Sewage treatment plant crews followed the trail up a clogged sewer line to a Super 8 motel. Reportedly on that Saturday, three blue skinned people had rented a room for the evening. They apparently showered or vanished, and were not seen elsewhere in Twin Falls.
Dumpsters and trash receptacles on the southbound lanes of I-84 and I-15 contained cups, plates and travel trash covered with the curious blue salt. None of these events coincide with a purchase of blue tarps at a Twin Falls Costco on Saturday evening, or with a blue salt explosion at the Salt Lake City landfill the following Tuesday. Two ragged blue tarps were found in the landfill debris with more travel trash from Battle Ground, WA.
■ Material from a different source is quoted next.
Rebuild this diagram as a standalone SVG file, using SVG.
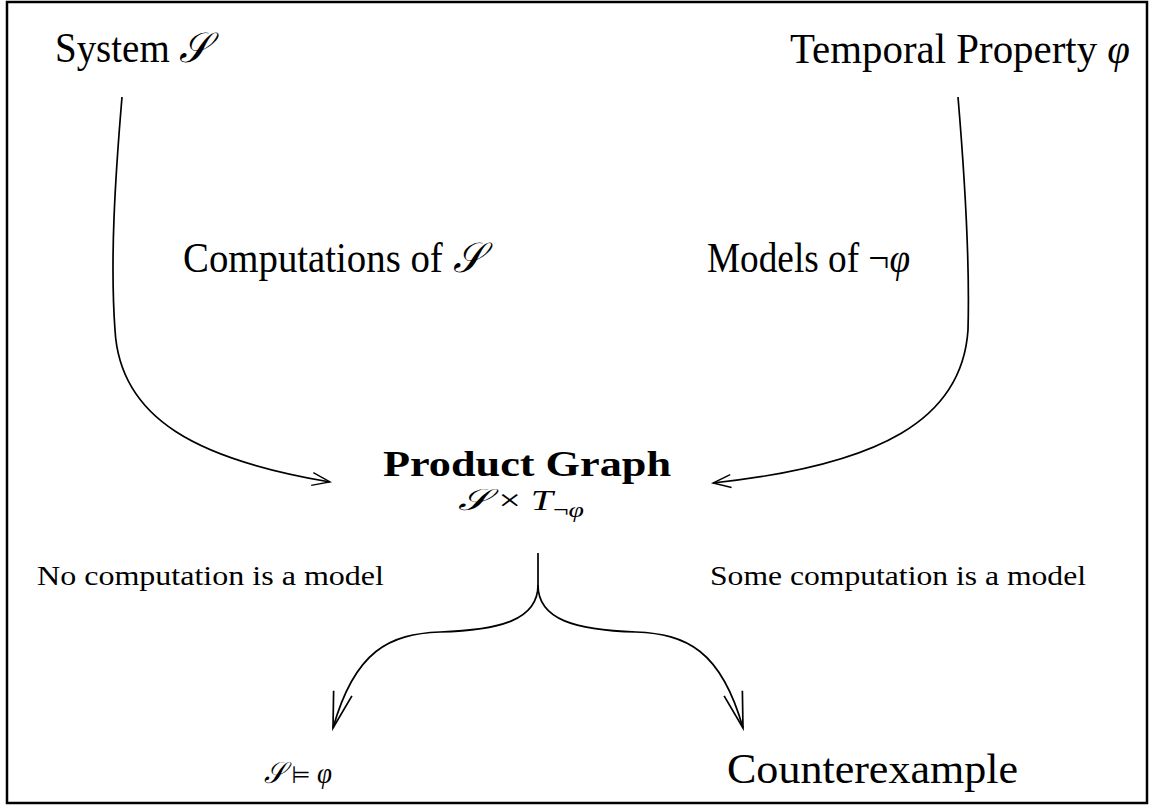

“This unsolved mystery, may show up later on “Twilight Zone”
Dan Rather, signing off.”
2 Comments:
Unfortunately for me, this story actually happened. Except the Dan Rather part, that is.
Since that day, I get the biggest kick out of seeing Blue Flappers on the freeway!
The only way to move is the REDNECK WAY TO MOVE!
and to this day, she has NEVER let me forget all my mistakes:
1. not renting a trailer
2. not buying good tarps
3. not using good tie downs
4. driving too fast
5. not stopping often enough
6. spoofing "divine intervention" at the thought of getting toasted.
7. calling the jets "divine protection".